Indeed, the main argument made by the reasonroids’ side of the debate isn’t that we need to set salaries or incentives for teachers differently. If we really are simply thinking in terms of incentive or the “MBA mentality,” we’d rightly conclude that Damon, however smart he is, is wrong to downplay the importance of salary and job security and raise salaries in order to attract more and better teachers. The argument is, or should be, that it is highly paternalistic to put teachers in a position that their job security, perks and even wages are at the mercy of taxpayers. The problem is taxpayers are stingy assholes.
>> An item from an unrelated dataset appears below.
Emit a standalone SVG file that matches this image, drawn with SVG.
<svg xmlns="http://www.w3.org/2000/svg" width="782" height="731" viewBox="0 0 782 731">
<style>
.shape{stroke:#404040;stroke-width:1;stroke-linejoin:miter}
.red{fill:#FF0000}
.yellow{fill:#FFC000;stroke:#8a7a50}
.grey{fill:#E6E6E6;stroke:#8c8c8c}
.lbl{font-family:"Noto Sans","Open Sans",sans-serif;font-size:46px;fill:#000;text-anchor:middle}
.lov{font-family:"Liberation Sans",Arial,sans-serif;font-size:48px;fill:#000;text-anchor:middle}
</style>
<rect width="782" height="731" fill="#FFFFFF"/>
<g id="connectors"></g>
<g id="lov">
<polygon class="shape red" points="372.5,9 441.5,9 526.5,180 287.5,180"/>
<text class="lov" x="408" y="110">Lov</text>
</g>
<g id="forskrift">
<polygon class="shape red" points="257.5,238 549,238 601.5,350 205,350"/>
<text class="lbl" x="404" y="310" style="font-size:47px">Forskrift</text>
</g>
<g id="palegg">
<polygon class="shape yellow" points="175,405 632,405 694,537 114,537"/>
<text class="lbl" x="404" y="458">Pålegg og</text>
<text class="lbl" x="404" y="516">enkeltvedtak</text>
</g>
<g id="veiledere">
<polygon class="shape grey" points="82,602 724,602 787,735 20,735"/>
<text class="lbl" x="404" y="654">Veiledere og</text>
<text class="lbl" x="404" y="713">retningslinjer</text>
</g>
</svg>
People on reason.tv’s side of the debate trap themselves into a corner arguing for less cushy jobs for teachers when the free market very well could offer better working conditions for all we know. The fat seems not to be in teachers’ salaries and perks, but in supporting the various parasites that feed off the system*. If giving teachers rock star salaries brings more students to your school, then teachers will have rock star salaries. So let’s free teachers from the tyranny of the taxpayer**.